The research project stems from one of the last steps of Quebec's province-wide deployment of PACS -- for hospitals that had not already adopted the technology -- as well as three diagnostic imaging repositories. The three imaging repositories receive images from all hospitals in the jurisdiction with an overall volume of about 10 million studies a year, said presenter Alain Gauvin of McGill University Health Centre in Montreal.
All of these imaging studies are indexed in an XDS registry using the IHE XDS-I.b. profile.
"Two important components of our project were to make these studies seen and retrievable by users of PACS located within hospitals, so that they can discover and retrieve prior studies to facilitate the reading of a current study, which we call the 'prefetch' use case," Gauvin said. "Another use case was to allow clinical users of local PACS -- for instance, surgeons seeing a patient from another hospital -- to retrieve priors from other hospitals in order to help with the clinical management of the patient, and avoid repeating local exams already carried out elsewhere (the ad hoc retrieval use case)."

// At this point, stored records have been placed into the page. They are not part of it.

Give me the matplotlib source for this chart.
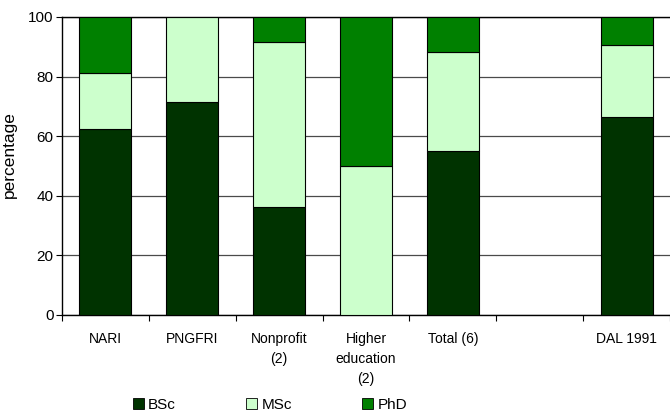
import matplotlib
matplotlib.use("Agg")
import matplotlib.pyplot as plt
import numpy as np

plt.rcParams['font.family'] = ['Liberation Sans', 'DejaVu Sans']
fs = 10

categories = ["NARI", "PNGFRI", "Nonprofit\n(2)", "Higher\neducation\n(2)", "Total (6)", "", "DAL 1991"]
bsc = [62.5, 71.4, 36.2, 0.0, 55.0, 0.0, 66.4]
msc = [18.7, 28.6, 55.4, 50.0, 33.2, 0.0, 24.3]
phd = [18.8, 0.0, 8.4, 50.0, 11.8, 0.0, 9.3]
present = [True, True, True, True, True, False, True]

colors = {"BSc": "#003300", "MSc": "#CCFFCC", "PhD": "#008000"}

fig = plt.figure(figsize=(6.7, 4.13), dpi=100)
ax = fig.add_axes([62 / 670, 1 - 315 / 413, 608 / 670, 298 / 413])

x = np.arange(len(categories))
w = 0.6
mask = np.array(present)
xs = x[mask]
b = np.array(bsc)[mask]
m = np.array(msc)[mask]
p = np.array(phd)[mask]
ax.bar(xs, b, w, color=colors["BSc"], edgecolor="black", linewidth=0.8, label="BSc", zorder=3)
ax.bar(xs, m, w, bottom=b, color=colors["MSc"], edgecolor="black", linewidth=0.8, label="MSc", zorder=3)
ax.bar(xs, p, w, bottom=b + m, color=colors["PhD"], edgecolor="black", linewidth=0.8, label="PhD", zorder=3)

ax.set_xlim(-0.5, len(categories) - 0.5)
ax.set_ylim(0, 100)
ax.set_yticks([0, 20, 40, 60, 80, 100])
ax.yaxis.grid(True, color="#4a4a4a", linewidth=0.9, zorder=0)
ax.set_axisbelow(True)

ax.set_xticks(np.arange(len(categories) + 1) - 0.5, minor=False)
ax.set_xticklabels([])
ax.set_xticks(x, minor=True)
ax.set_xticklabels(categories, minor=True, fontsize=fs, va="top", linespacing=1.55)
ax.tick_params(axis="x", which="minor", length=0, pad=12)
ax.tick_params(axis="x", which="major", length=4, direction="out", width=0.8)
ax.tick_params(axis="y", length=4, direction="out", labelsize=11, width=0.8, pad=2)

ax.spines["right"].set_visible(False)
ax.spines["top"].set_color("black")
for s in ["left", "bottom", "top"]:
    ax.spines[s].set_linewidth(1.0)

ax.set_ylabel("percentage", fontsize=12.5)
ax.yaxis.set_label_coords(-0.074, 0.537)

leg = fig.legend(loc="center", bbox_to_anchor=(270 / 670, 1 - 405 / 413), ncol=3, frameon=False,
                 fontsize=11, handlelength=0.7, handleheight=0.7, handletextpad=0.3,
                 columnspacing=4.6)
for h in leg.legend_handles:
    h.set_edgecolor("black")
    h.set_linewidth(0.6)

fig.savefig("out.png", dpi=100)
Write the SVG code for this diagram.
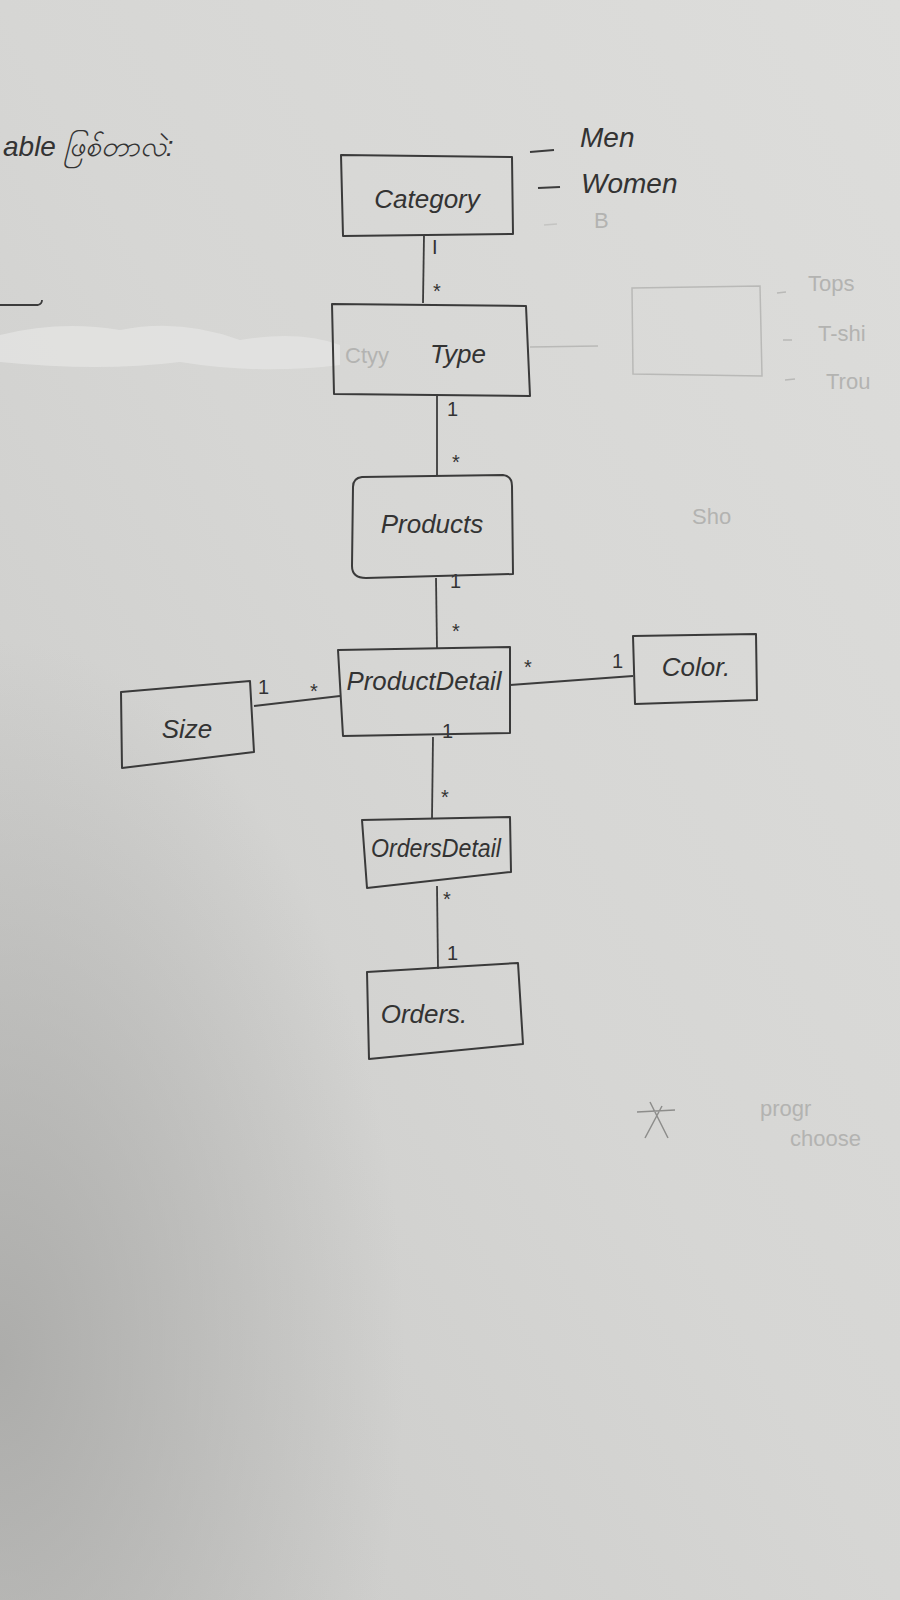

Many requirements must be considered, however, when "ingesting" outside studies to support these use cases, he said. Gauvin will discuss them in detail during his Wednesday afternoon presentation.
"Using XDS-I to manage the retrieval of a large number of foreign studies of various origins presents many challenges that are not necessarily described in the XDS-I IHE profile," he said. "This paper demonstrates that it is possible to tackle most of them in order to achieve a satisfying level of interoperability."